Problem to work on - The lines from the beginning of the records below through the one holding "0.000725, 0.00066, 0.00057, 0.00044, 0.00030, 0.00016, 0.00003];" are to be copied exactly; leave the pictures out.

START

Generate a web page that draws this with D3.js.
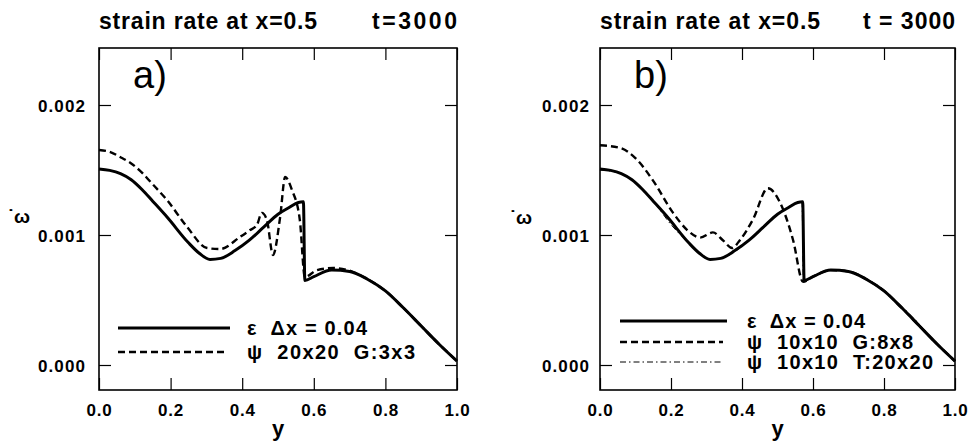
<!DOCTYPE html>
<html><head><meta charset="utf-8">
<script src="https://cdn.jsdelivr.net/npm/d3@7"></script>
<style>body{margin:0;background:#fff} svg{display:block} .pre{white-space:pre}</style>
</head><body><svg id="c" width="974" height="443"></svg>
<script>
// ---------- data ----------
const xTicks = [0, 0.2, 0.4, 0.6, 0.8, 1.0];
const yTicks = [0.000, 0.001, 0.002];

// epsilon, dx = 0.04 (solid, both panels)
const epsX = [0, 0.03, 0.06, 0.09, 0.12, 0.15, 0.19, 0.25, 0.28, 0.31, 0.34, 0.38, 0.42, 0.46, 0.5, 0.53, 0.557, 0.571, 0.575, 0.6, 0.65, 0.7, 0.75, 0.8, 0.85, 0.9, 0.95, 1.0];
const epsV = [0.001508, 0.001497, 0.001472, 0.001425, 0.00135, 0.00126, 0.001138, 0.00094, 0.00086, 0.000812, 0.00082, 0.00088, 0.00096, 0.00106, 0.00116, 0.00121, 0.00125, 0.001255, 0.00065, 0.00068, 0.00073, 0.00072, 0.00066, 0.00057, 0.00044, 0.00030, 0.00016, 0.00003];

// panel a: psi 20x20 G:3x3 (dashed)
const psiAX = [0, 0.03, 0.059, 0.09, 0.12, 0.15, 0.19, 0.246, 0.302, 0.338, 0.394, 0.422, 0.441, 0.455, 0.469, 0.486, 0.506, 0.52, 0.539, 0.561, 0.575, 0.609, 0.654, 0.7, 0.75, 0.8, 0.85, 0.9, 0.95, 1.0];
const psiAV = [0.001654, 0.00164, 0.0016, 0.00155, 0.00148, 0.00139, 0.001269, 0.001062, 0.0009, 0.000892, 0.000985, 0.001038, 0.001077, 0.00117, 0.001115, 0.000846, 0.001138, 0.001446, 0.001346, 0.001115, 0.000677, 0.00073, 0.000746, 0.000725, 0.00066, 0.00057, 0.00044, 0.00030, 0.00016, 0.00003];

// panel b: psi 10x10 G:8x8 (dashed)
const psiBX = [0, 0.056, 0.104, 0.149, 0.206, 0.245, 0.282, 0.318, 0.346, 0.372, 0.394, 0.431, 0.473, 0.507, 0.544, 0.572, 0.6, 0.65, 0.7, 0.75, 0.8, 0.85, 0.9, 0.95, 1.0];
const psiBV = [0.00169, 0.00167, 0.00158, 0.00142, 0.00117, 0.00104, 0.00098, 0.00102, 0.00096, 0.0009, 0.00096, 0.00112, 0.00136, 0.00125, 0.00096, 0.00064, 0.00068, 0.00073, 0.00072, 0.00066, 0.00057, 0.00044, 0.00030, 0.00016, 0.00003];

// panel b: psi 10x10 T:20x20 (dash-dot, lies on the solid curve)
const psiTX = [0, 0.05, 0.1, 0.15, 0.2, 0.25, 0.31, 0.36, 0.42, 0.47, 0.51, 0.55, 0.569, 0.573, 0.6, 0.66, 0.74, 0.8, 0.88, 0.95, 1.0];
const psiTV = [0.0015, 0.00148, 0.0014, 0.00126, 0.00108, 0.00094, 0.00081, 0.00084, 0.00096, 0.00109, 0.00118, 0.00124, 0.00125, 0.00064, 0.00068, 0.00073, 0.00068, 0.00057, 0.00037, 0.00016, 0.00003];

const legendA = ["ε  Δx = 0.04", "ψ  20x20  G:3x3"];
const legendB = ["ε  Δx = 0.04", "ψ  10x10  G:8x8", "ψ  10x10  T:20x20"];

// ---------- drawing ----------
const svg = d3.select("#c");
const FONT = "'Liberation Sans', Arial, Helvetica, sans-serif";
const pTop = 48, pBottom = 390;

const panels = [
  { left: 99, right: 457, label: "a)", tLeft: "strain rate at x=0.5", tRight: "t=3000",
    tLeftW: 218, tRightW: 85, yLabEnd: 86, omega: [19, 217],
    series: [
      { x: epsX, v: epsV, w: 3, dash: null },
      { x: psiAX, v: psiAV, w: 2.4, dash: "7,4" }
    ],
    legend: legendA,
    leg: { x0: 118, x1: 230, tx: 247, rows: [328, 352], ends: [367, 415] }
  },
  { left: 600, right: 955, label: "b)", tLeft: "strain rate at x=0.5", tRight: "t = 3000",
    tLeftW: 220, tRightW: 92, yLabEnd: 590, omega: [521, 218],
    series: [
      { x: epsX, v: epsV, w: 3, dash: null },
      { x: psiBX, v: psiBV, w: 2.4, dash: "7,4" },
      { x: psiTX, v: psiTV, w: 1, dash: "6,3,1.5,3" }
    ],
    legend: legendB,
    leg: { x0: 620, x1: 727, tx: 747, rows: [321, 342, 362], ends: [865, 913, 933] }
  }
];

panels.forEach(p => {
  const x = d3.scaleLinear().domain([0, 1]).range([p.left, p.right]);
  const y = d3.scaleLinear().domain([-25 / 130000, 317 / 130000]).range([pBottom, pTop]);
  const g = svg.append("g");

  // title
  g.append("text").attr("x", p.left).attr("y", 29).text(p.tLeft)
    .attr("font-family", FONT).attr("font-weight", "bold").attr("font-size", 23)
    .attr("textLength", p.tLeftW).attr("lengthAdjust", "spacing");
  g.append("text").attr("x", p.right - p.tRightW).attr("y", 29).text(p.tRight)
    .attr("class", "pre")
    .attr("font-family", FONT).attr("font-weight", "bold").attr("font-size", 23)
    .attr("textLength", p.tRightW).attr("lengthAdjust", "spacing");

  // frame
  g.append("rect").attr("x", p.left).attr("y", pTop)
    .attr("width", p.right - p.left).attr("height", pBottom - pTop)
    .attr("fill", "none").attr("stroke", "#000").attr("stroke-width", 1.6);

  // axes with inward ticks
  const axB = d3.axisBottom(x).tickValues(xTicks).tickSize(-12).tickFormat(d3.format(".1f"));
  const axT = d3.axisTop(x).tickValues(xTicks).tickSize(-12).tickFormat("");
  const axL = d3.axisLeft(y).tickValues(yTicks).tickSize(-12).tickFormat(d3.format(".3f"));
  const axR = d3.axisRight(y).tickValues(yTicks).tickSize(-12).tickFormat("");

  const gb = g.append("g").attr("transform", `translate(0,${pBottom})`).call(axB);
  g.append("g").attr("transform", `translate(0,${pTop})`).call(axT);
  const gl = g.append("g").attr("transform", `translate(${p.left},0)`).call(axL);
  g.append("g").attr("transform", `translate(${p.right},0)`).call(axR);
  g.selectAll(".domain").remove();
  g.selectAll(".tick line").attr("stroke", "#000").attr("stroke-width", 1.2);

  gb.selectAll("text").attr("font-family", FONT).attr("font-weight", "bold")
    .attr("font-size", 17).attr("fill", "#000").attr("letter-spacing", 0.8)
    .attr("dy", null).attr("y", 26);
  gl.selectAll("text").attr("font-family", FONT).attr("font-weight", "bold")
    .attr("font-size", 17).attr("fill", "#000").attr("letter-spacing", 1.1)
    .attr("x", p.yLabEnd - p.left).attr("dy", "0.36em");

  // axis titles
  g.append("text").attr("x", x(0.5)).attr("y", 436).attr("text-anchor", "middle")
    .attr("font-family", FONT).attr("font-weight", "bold").attr("font-size", 22).text("y");
  g.append("text").attr("x", p.omega[0]).attr("y", p.omega[1])
    .attr("text-anchor", "middle").attr("dy", "0.3em")
    .attr("font-family", FONT).attr("font-weight", "bold").attr("font-size", 19).text("˙ω");

  // panel label
  g.append("text").attr("x", p.left + 34).attr("y", 88)
    .attr("font-family", FONT).attr("font-size", 38).text(p.label);

  // curves
  const line = d3.line().x(d => x(d[0])).y(d => y(d[1])).curve(d3.curveMonotoneX);
  p.series.slice().reverse().forEach(s => {
    const pts = s.x.map((xv, i) => [xv, s.v[i]]);
    g.append("path").datum(pts).attr("d", line).attr("fill", "none")
      .attr("stroke", "#000").attr("stroke-width", s.w)
      .attr("stroke-dasharray", s.dash).attr("stroke-linejoin", "round");
  });

  // legend
  p.series.forEach((s, i) => {
    const ry = p.leg.rows[i];
    g.append("line").attr("x1", p.leg.x0).attr("x2", i === 0 ? p.leg.x1 : p.leg.x1 - 4)
      .attr("y1", ry).attr("y2", ry).attr("stroke", "#000").attr("stroke-width", s.w)
      .attr("stroke-dasharray", s.dash);
    g.append("text").attr("class", "pre").attr("x", p.leg.tx).attr("y", ry).attr("dy", "0.36em")
      .attr("font-family", FONT).attr("font-weight", "bold").attr("font-size", 20)
      .attr("textLength", p.leg.ends[i] - p.leg.tx).attr("lengthAdjust", "spacing")
      .text(p.legend[i]);
  });
});
</script></body></html>
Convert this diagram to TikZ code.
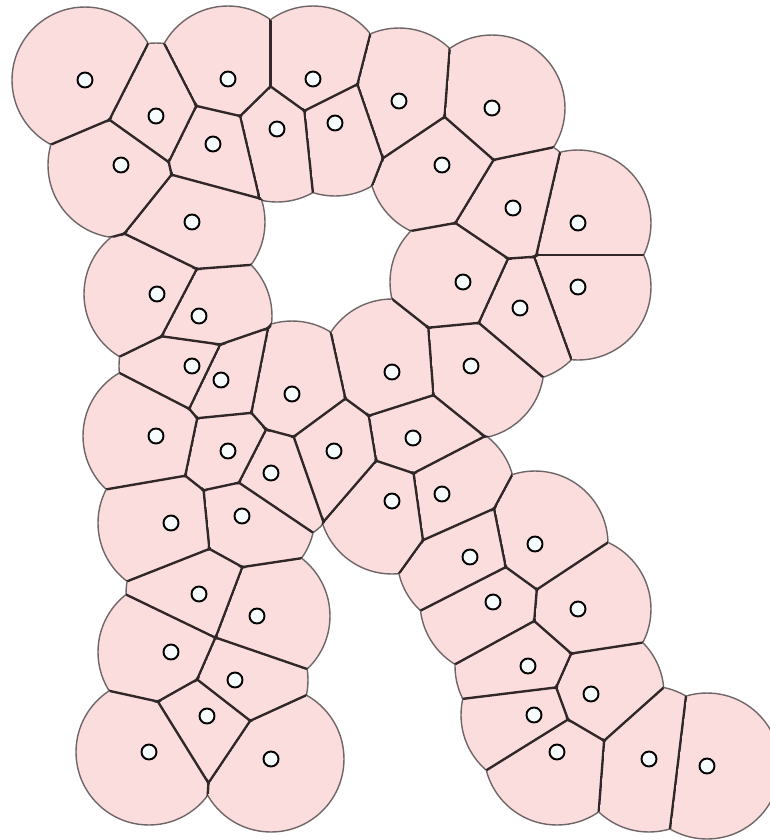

END

Task result -
Generate a web page that draws this with D3.js.
<!DOCTYPE html>
<html><head><meta charset="utf-8">
<script src="https://cdn.jsdelivr.net/npm/d3@7"></script>
<style>body{margin:0;background:#fff} svg{display:block} .pre{white-space:pre}</style>
</head><body><svg id="c" width="974" height="443"></svg>
<script>
// ---------- data ----------
const xTicks = [0, 0.2, 0.4, 0.6, 0.8, 1.0];
const yTicks = [0.000, 0.001, 0.002];

// epsilon, dx = 0.04 (solid, both panels)
const epsX = [0, 0.03, 0.06, 0.09, 0.12, 0.15, 0.19, 0.25, 0.28, 0.31, 0.34, 0.38, 0.42, 0.46, 0.5, 0.53, 0.557, 0.571, 0.575, 0.6, 0.65, 0.7, 0.75, 0.8, 0.85, 0.9, 0.95, 1.0];
const epsV = [0.001508, 0.001497, 0.001472, 0.001425, 0.00135, 0.00126, 0.001138, 0.00094, 0.00086, 0.000812, 0.00082, 0.00088, 0.00096, 0.00106, 0.00116, 0.00121, 0.00125, 0.001255, 0.00065, 0.00068, 0.00073, 0.00072, 0.00066, 0.00057, 0.00044, 0.00030, 0.00016, 0.00003];

// panel a: psi 20x20 G:3x3 (dashed)
const psiAX = [0, 0.03, 0.059, 0.09, 0.12, 0.15, 0.19, 0.246, 0.302, 0.338, 0.394, 0.422, 0.441, 0.455, 0.469, 0.486, 0.506, 0.52, 0.539, 0.561, 0.575, 0.609, 0.654, 0.7, 0.75, 0.8, 0.85, 0.9, 0.95, 1.0];
const psiAV = [0.001654, 0.00164, 0.0016, 0.00155, 0.00148, 0.00139, 0.001269, 0.001062, 0.0009, 0.000892, 0.000985, 0.001038, 0.001077, 0.00117, 0.001115, 0.000846, 0.001138, 0.001446, 0.001346, 0.001115, 0.000677, 0.00073, 0.000746, 0.000725, 0.00066, 0.00057, 0.00044, 0.00030, 0.00016, 0.00003];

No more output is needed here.